In honor of Shark Week, I feel compelled to pick a killer-animal-on-the-loose flick for our second installment of Knockoffs. A year after Jaws set the standard for the genre, 28-year-old William Girdler made Grizzly, which rather shamelessly presented itself as a ursine-centric alterative to Steven Spielberg’s box-office hit. When one of your movie’s taglines is “The Most Dangerous Jaws on Land,” you’re obviously assuming that your audience will equate imitation with flattery.
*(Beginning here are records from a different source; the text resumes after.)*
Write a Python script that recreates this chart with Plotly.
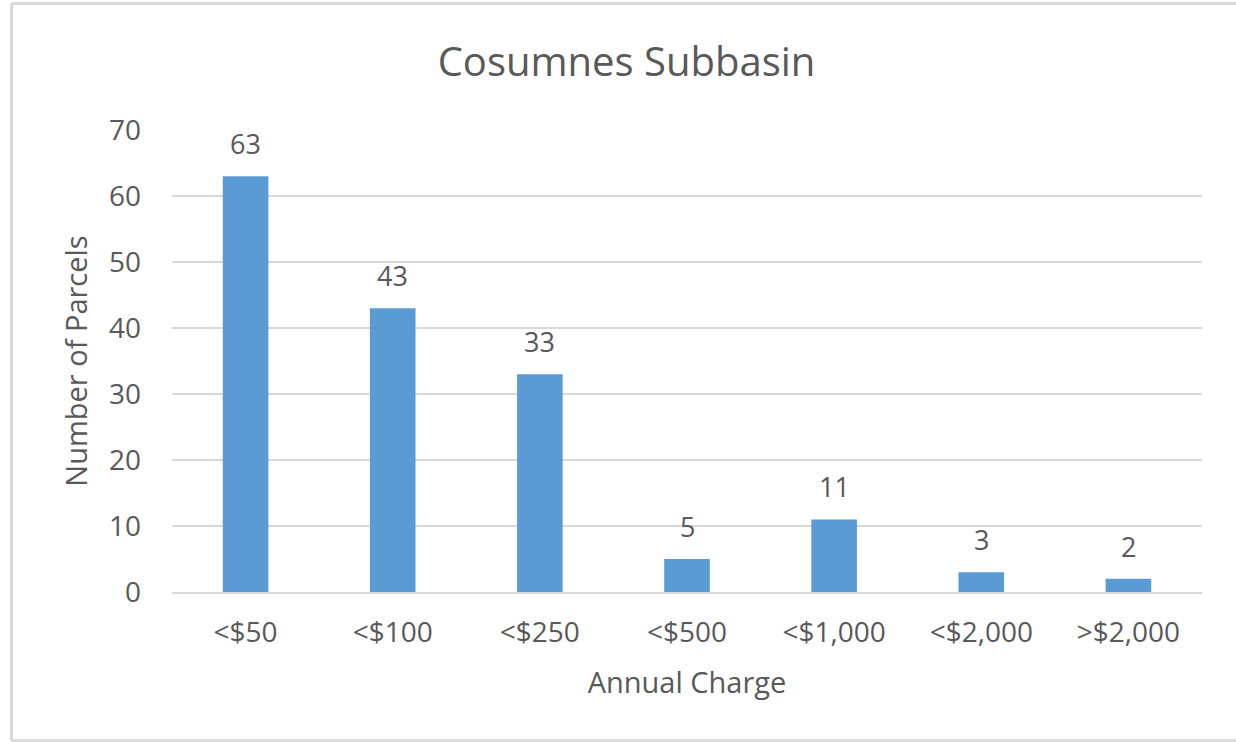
import plotly.graph_objects as go

categories = ["<$50", "<$100", "<$250", "<$500", "<$1,000", "<$2,000", ">$2,000"]
parcels = [63, 43, 33, 5, 11, 3, 2]
y_ticks = [0, 10, 20, 30, 40, 50, 60, 70]

OFF = 0  # page body margin removed via post_script
W, H = 1236 - OFF, 742 - OFF
# plot area in screen pixels
L, R, T, B = 172 - OFF, 1202 - OFF, 130 - OFF, 592 - OFF
FONT = "Open Sans"
TXT = "#595959"
GRID = "#D9D9D9"
BAR = "#5B9BD5"

fig = go.Figure()
fig.add_trace(go.Bar(
    x=categories, y=parcels,
    marker=dict(color=BAR, line=dict(width=0)),
    hoverinfo="x+y",
))

for c, v in zip(categories, parcels):
    fig.add_annotation(
        x=c, y=v, xref="x", yref="y", text=str(v), showarrow=False,
        yanchor="bottom", yshift=12,
        font=dict(family=FONT, size=27, color=TXT),
    )

def px_to_paper_x(px):
    return (px - OFF - L) / (R - L)

def px_to_paper_y(py):
    return (B - (py - OFF)) / (B - T)

# chart frame: left, top and bottom edges (right edge is cut off in the reference)
bx0, bx1 = px_to_paper_x(11.5), px_to_paper_x(1240)
by0, by1 = px_to_paper_y(740.5), px_to_paper_y(3.5)
for x0, y0, x1, y1 in [(bx0, by0, bx0, by1), (bx0, by1, bx1, by1), (bx0, by0, bx1, by0)]:
    fig.add_shape(type="line", xref="paper", yref="paper", x0=x0, y0=y0, x1=x1, y1=y1,
                  line=dict(color=GRID, width=3), layer="below")

fig.update_layout(
    width=W, height=H,
    margin=dict(l=L, r=W - R, t=T, b=H - B, pad=0),
    paper_bgcolor="white", plot_bgcolor="white",
    bargap=0.69,
    showlegend=False,
    font=dict(family=FONT, color=TXT),
    title=dict(
        text="Cosumnes Subbasin", x=(626.5 - OFF) / W, xref="container", xanchor="center",
        y=1 - (62 - OFF) / H, yref="container", yanchor="middle",
        font=dict(family=FONT, size=40, color=TXT),
    ),
    xaxis=dict(
        showgrid=False, showline=True, linecolor=GRID, linewidth=2,
        ticks="", tickfont=dict(family=FONT, size=28, color=TXT),
        ticklabelstandoff=14,
        title=dict(text="Annual Charge", font=dict(family=FONT, size=29, color=TXT), standoff=24),
    ),
    yaxis=dict(
        range=[0, 70], tickvals=y_ticks, showgrid=True, gridcolor=GRID, gridwidth=2,
        zeroline=False, showline=False, ticks="",
        tickfont=dict(family=FONT, size=28, color=TXT),
        ticklabelstandoff=30,
        title=dict(text="Number of Parcels", font=dict(family=FONT, size=29, color=TXT), standoff=12),
    ),
)

fig.write_html(
    "out.html",
    config={"displayModeBar": False},
    post_script="document.body.style.margin='0';document.body.style.overflow='hidden';",
)
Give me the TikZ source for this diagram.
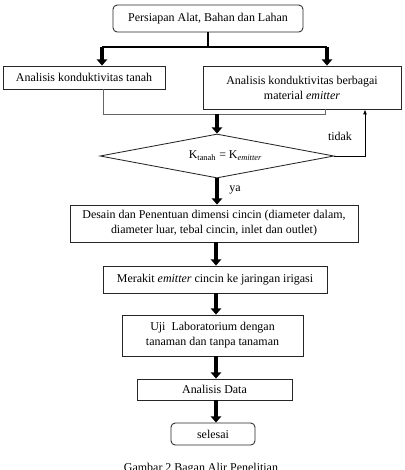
\documentclass[tikz,border=0pt]{standalone}
\usepackage{fontspec}
\setmainfont{Liberation Serif}
\usepackage{tikz}
\usetikzlibrary{
    arrows.meta,
    positioning,
    shapes.geometric
}

\begin{document}
\begin{tikzpicture}[
    x=0.025cm, y=-0.025cm,
    box/.style={
        rectangle,
        draw=black!85,
        line width=0.6pt,
        align=center,
        font=\fontsize{8.5}{10.6}\selectfont,
        inner sep=1pt
    },
    rbox/.style={box, rounded corners=3pt},
    decision/.style={
        diamond,
        draw=black!85,
        line width=0.6pt,
        aspect=5.3,
        inner sep=0pt,
        font=\fontsize{8.5}{10.6}\selectfont
    },
    bigarrow/.style={line width=2.6pt, -{Triangle[length=4.5pt,width=7.5pt]}},
    bar/.style={line width=1.6pt},
    merge/.style={line width=0.6pt, draw=black!60},
    thinarrow/.style={line width=0.6pt, -{Latex[length=3.5pt,width=2.8pt]}},
    lbl/.style={font=\fontsize{8.5}{10.6}\selectfont}
]
\useasboundingbox (0,0) rectangle (405,470);

% ============================================================
% NODES
% ============================================================

% Start
\node[rbox, minimum width=190*0.025cm, minimum height=27*0.025cm] (mulai) at (208,18.5)
    {Persiapan Alat, Bahan dan Lahan};

% Two analyses
\node[box, minimum width=162*0.025cm, minimum height=23*0.025cm] (tanah) at (84,77.5)
    {Analisis konduktivitas tanah};
\node[box, minimum width=198*0.025cm, minimum height=43*0.025cm] (bahan) at (302,87.5)
    {Analisis konduktivitas berbagai\\material \textit{emitter}};

% Decision
\node[decision, minimum width=234*0.025cm, minimum height=44*0.025cm] (cek) at (217,156)
    {\hspace*{12pt}K\textsubscript{tanah} = K\textsubscript{\textit{emitter}}};

% Process chain
\node[box, minimum width=288*0.025cm, minimum height=37*0.025cm] (desain) at (214,223.5)
    {Desain dan Penentuan dimensi cincin (diameter dalam,\\diameter luar, tebal cincin, inlet dan outlet)};
\node[box, minimum width=224*0.025cm, minimum height=27*0.025cm] (rakit) at (215,279.5)
    {Merakit \textit{emitter} cincin ke jaringan irigasi};
\node[box, minimum width=181*0.025cm, minimum height=41*0.025cm] (uji) at (212.5,335.5)
    {Uji\ \ Laboratorium dengan\\tanaman dan tanpa tanaman};
\node[box, minimum width=155*0.025cm, minimum height=21*0.025cm] (data) at (214.5,389.5)
    {Analisis Data};
\node[rbox, minimum width=84*0.025cm, minimum height=22*0.025cm] (selesai) at (213,434)
    {selesai};

% Caption (cut by the page edge)
\node[lbl, anchor=base] (judul) at (201,471) {Gambar 2 Bagan Alir Penelitian};

% ============================================================
% CONNECTORS
% ============================================================

% Split after start
\coordinate (pisah)  at (208,47);
\coordinate (pisahL) at (102,47);
\coordinate (pisahR) at (327,47);
\draw[bar] (mulai.south) -- (pisah);
\draw[bar] (pisahL) -- (pisahR);
\draw[bigarrow] (pisahL) -- (pisahL |- tanah.north);
\draw[bigarrow] (pisahR) -- (pisahR |- bahan.north);

% Merge into decision
\coordinate (gabungL) at (103,114);
\coordinate (gabungR) at (325,114);
\coordinate (gabung)  at (217,114);
\draw[merge] (gabungL |- tanah.south) -- (gabungL) -- (gabungR) -- (gabungR |- bahan.south);
\draw[bigarrow] (gabung) -- (cek.north);

% Loop back (tidak)
\coordinate (balik) at (365,156);
\draw[thinarrow] (cek.east) -- (balik) -- (balik |- bahan.south);
\node[lbl] (tidak) at (340,136) {tidak};

% Main chain
\draw[bigarrow] (cek.south) -- (cek.south |- desain.north);
\node[lbl] (ya) at (235,190) {ya};
\draw[bigarrow] (216,0 |- desain.south) -- (216,0 |- rakit.north);
\draw[bigarrow] (216,0 |- rakit.south) -- (216,0 |- uji.north);
\draw[bigarrow] (216,0 |- uji.south) -- (216,0 |- data.north);
\draw[bigarrow] (216,0 |- data.south) -- (216,0 |- selesai.north);

\end{tikzpicture}
\end{document}
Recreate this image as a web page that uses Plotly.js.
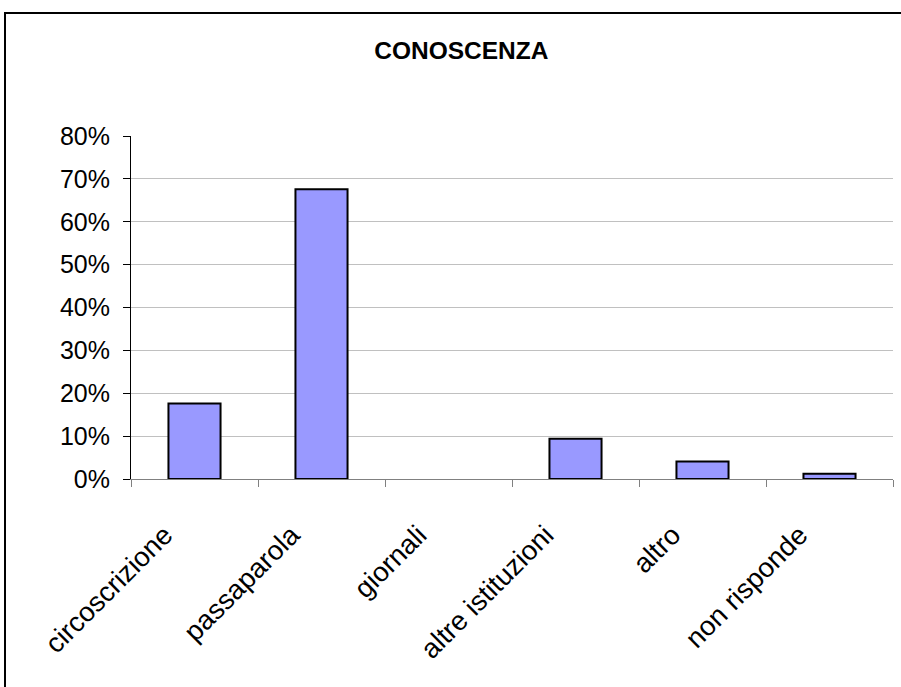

Like all memorable knockoffs, Grizzly attempts to one-up is inspiration by ratcheting up the absurdity a notch. In Jaws, the shark of the title is eventually done in by the puncturing of a tank of compressed air. Girdler “improves” upon that finale by resorting to a favorite Microkhan trope: unnecessary rocket launcher use. (See also here and here.) The video above is all cued up to that glorious man-versus-beast confrontation, so just hit play and enjoy. And try to freeze the clip right at the 3:19 mark—the impact special effect is a wonder to behold.
A sad coda, though: Girdler died just two years later, while scouting film locations in the Philippines. He was working on yet another knockoff at the time, a Star Wars imitator that would have been called The Overlords (link SFW despite warning).